Records from a data collection:

*****

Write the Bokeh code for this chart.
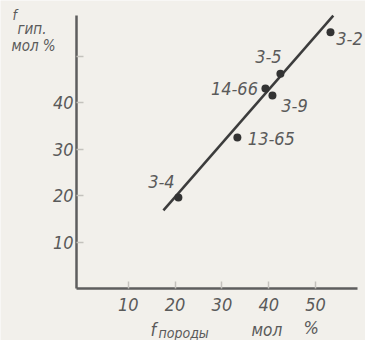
from bokeh.plotting import figure
from bokeh.models import Range1d, FixedTicker, Label, ColumnDataSource, LinearAxis
from bokeh.embed import file_html
from bokeh.resources import INLINE

# data
samples = ["3-4", "13-65", "14-66", "3-9", "3-5", "3-2"]
f_rock = [20.7, 33.3, 39.3, 40.8, 42.5, 53.2]
f_gyp = [19.6, 32.5, 43.0, 41.5, 46.2, 55.1]
line_x = [17.5, 53.8]
line_y = [16.8, 58.7]
x_ticks = [10, 20, 30, 40, 50]
y_ticks = [10, 20, 30, 40, 50]

# label placement (screen px, relative to point)
lab_dx = [-17, 34, -31, 22, -12, 19]
lab_dy = [-16, 1, 0, 10, -17, 6]

BG = "#f2f0eb"
TXT = "#5a5a5a"
FONT = "DejaVu Sans Condensed"
W, H = 365, 340

p = figure(width=W, height=H, output_backend="svg", toolbar_location=None,
           x_range=Range1d(-17.31, 60.68), y_range=Range1d(-11.18, 61.94),
           x_axis_location=None, y_axis_location=None,
           min_border=0)
p.background_fill_color = BG
p.border_fill_color = BG
p.outline_line_color = None
p.grid.visible = False

xax = LinearAxis(fixed_location=0, bounds=(-1.07, 59.0))
yax = LinearAxis(fixed_location=-1.07, bounds=(0, 58.7))
for ax in (xax, yax):
    ax.axis_line_color = "#5e5e5e"
    ax.axis_line_width = 2.5
    ax.major_tick_out = 0
    ax.major_tick_in = 7
    ax.major_tick_line_color = "#c4c2bd"
    ax.major_tick_line_width = 1.5
    ax.minor_tick_line_color = None
    ax.major_label_text_font = FONT
    ax.major_label_text_font_style = "italic"
    ax.major_label_text_font_size = "18px"
    ax.major_label_text_color = TXT
xax.ticker = FixedTicker(ticks=x_ticks)
yax.ticker = FixedTicker(ticks=y_ticks)
yax.major_label_overrides = {50: ""}
xax.major_label_standoff = 9
yax.major_label_standoff = 3
p.add_layout(xax, "below")
p.add_layout(yax, "left")

p.line(line_x, line_y, line_color="#3c3c3c", line_width=2.5)
src = ColumnDataSource(dict(x=f_rock, y=f_gyp, t=samples, dx=lab_dx, dy=lab_dy))
p.scatter("x", "y", source=src, size=8, fill_color="#333333", line_color=None)
p.text("x", "y", text="t", source=src, x_offset="dx", y_offset="dy",
       text_align="center", text_baseline="middle", text_font_size="18px",
       text_font_style="italic", text_color=TXT, text_font={"value": FONT})

def lab(txt, px, py, size):
    p.add_layout(Label(x=px, y=H - py, x_units="screen", y_units="screen",
                       text=txt, text_font=FONT, text_font_style="italic",
                       text_font_size=size, text_color=TXT,
                       text_align="left", text_baseline="middle"))

lab("f", 12, 14, "14px")
lab("гип.", 17, 28, "15px")
lab("мол %", 11, 45, "15px")
lab("f", 150, 329, "18px")
lab("породы", 158, 332, "14px")
lab("мол", 251, 329, "17px")
lab("%", 303, 327, "18px")

open("out.html", "w").write(file_html(p, INLINE))
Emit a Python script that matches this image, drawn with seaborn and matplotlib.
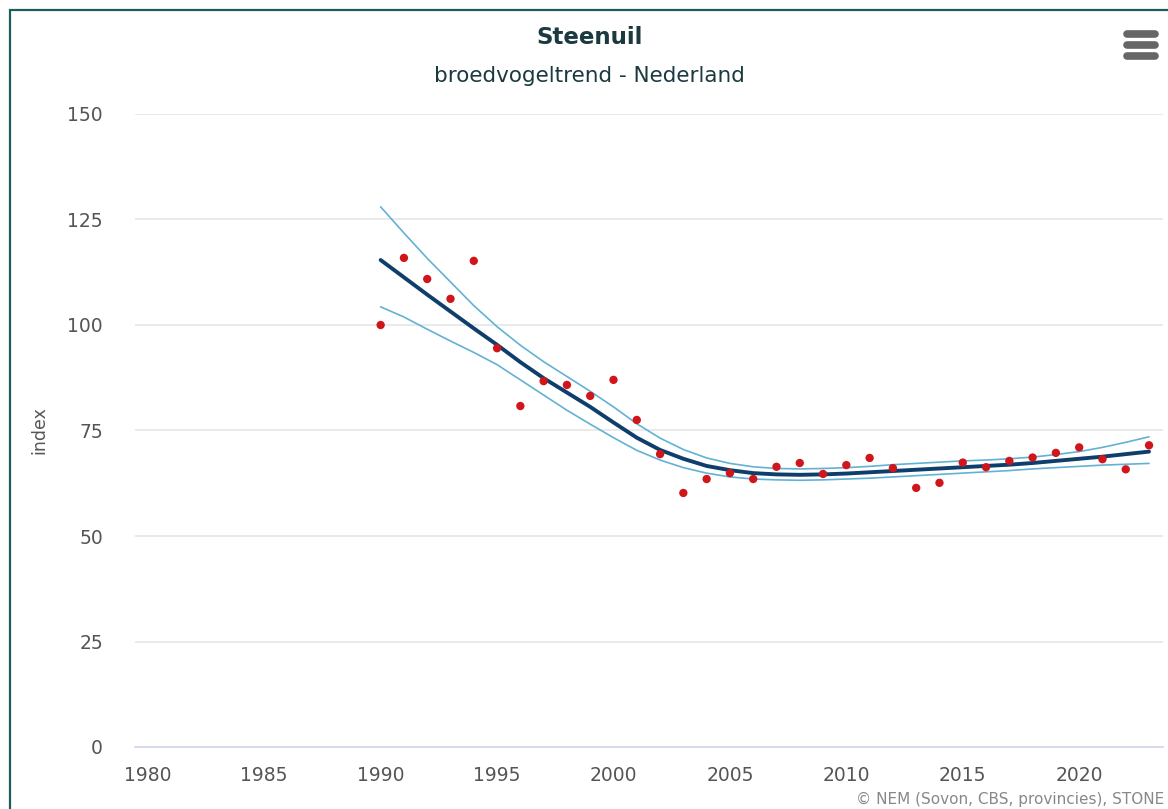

*****

§ Work to be completed: Transcribe all the records above word for word, without their images.

§ Problem solution:
Write the Bokeh code for this chart.
from bokeh.plotting import figure
from bokeh.models import Range1d, FixedTicker, Label, ColumnDataSource, LinearAxis
from bokeh.embed import file_html
from bokeh.resources import INLINE

# data
samples = ["3-4", "13-65", "14-66", "3-9", "3-5", "3-2"]
f_rock = [20.7, 33.3, 39.3, 40.8, 42.5, 53.2]
f_gyp = [19.6, 32.5, 43.0, 41.5, 46.2, 55.1]
line_x = [17.5, 53.8]
line_y = [16.8, 58.7]
x_ticks = [10, 20, 30, 40, 50]
y_ticks = [10, 20, 30, 40, 50]

# label placement (screen px, relative to point)
lab_dx = [-17, 34, -31, 22, -12, 19]
lab_dy = [-16, 1, 0, 10, -17, 6]

BG = "#f2f0eb"
TXT = "#5a5a5a"
FONT = "DejaVu Sans Condensed"
W, H = 365, 340

p = figure(width=W, height=H, output_backend="svg", toolbar_location=None,
           x_range=Range1d(-17.31, 60.68), y_range=Range1d(-11.18, 61.94),
           x_axis_location=None, y_axis_location=None,
           min_border=0)
p.background_fill_color = BG
p.border_fill_color = BG
p.outline_line_color = None
p.grid.visible = False

xax = LinearAxis(fixed_location=0, bounds=(-1.07, 59.0))
yax = LinearAxis(fixed_location=-1.07, bounds=(0, 58.7))
for ax in (xax, yax):
    ax.axis_line_color = "#5e5e5e"
    ax.axis_line_width = 2.5
    ax.major_tick_out = 0
    ax.major_tick_in = 7
    ax.major_tick_line_color = "#c4c2bd"
    ax.major_tick_line_width = 1.5
    ax.minor_tick_line_color = None
    ax.major_label_text_font = FONT
    ax.major_label_text_font_style = "italic"
    ax.major_label_text_font_size = "18px"
    ax.major_label_text_color = TXT
xax.ticker = FixedTicker(ticks=x_ticks)
yax.ticker = FixedTicker(ticks=y_ticks)
yax.major_label_overrides = {50: ""}
xax.major_label_standoff = 9
yax.major_label_standoff = 3
p.add_layout(xax, "below")
p.add_layout(yax, "left")

p.line(line_x, line_y, line_color="#3c3c3c", line_width=2.5)
src = ColumnDataSource(dict(x=f_rock, y=f_gyp, t=samples, dx=lab_dx, dy=lab_dy))
p.scatter("x", "y", source=src, size=8, fill_color="#333333", line_color=None)
p.text("x", "y", text="t", source=src, x_offset="dx", y_offset="dy",
       text_align="center", text_baseline="middle", text_font_size="18px",
       text_font_style="italic", text_color=TXT, text_font={"value": FONT})

def lab(txt, px, py, size):
    p.add_layout(Label(x=px, y=H - py, x_units="screen", y_units="screen",
                       text=txt, text_font=FONT, text_font_style="italic",
                       text_font_size=size, text_color=TXT,
                       text_align="left", text_baseline="middle"))

lab("f", 12, 14, "14px")
lab("гип.", 17, 28, "15px")
lab("мол %", 11, 45, "15px")
lab("f", 150, 329, "18px")
lab("породы", 158, 332, "14px")
lab("мол", 251, 329, "17px")
lab("%", 303, 327, "18px")

open("out.html", "w").write(file_html(p, INLINE))
Emit a Python script that matches this image, drawn with seaborn and matplotlib.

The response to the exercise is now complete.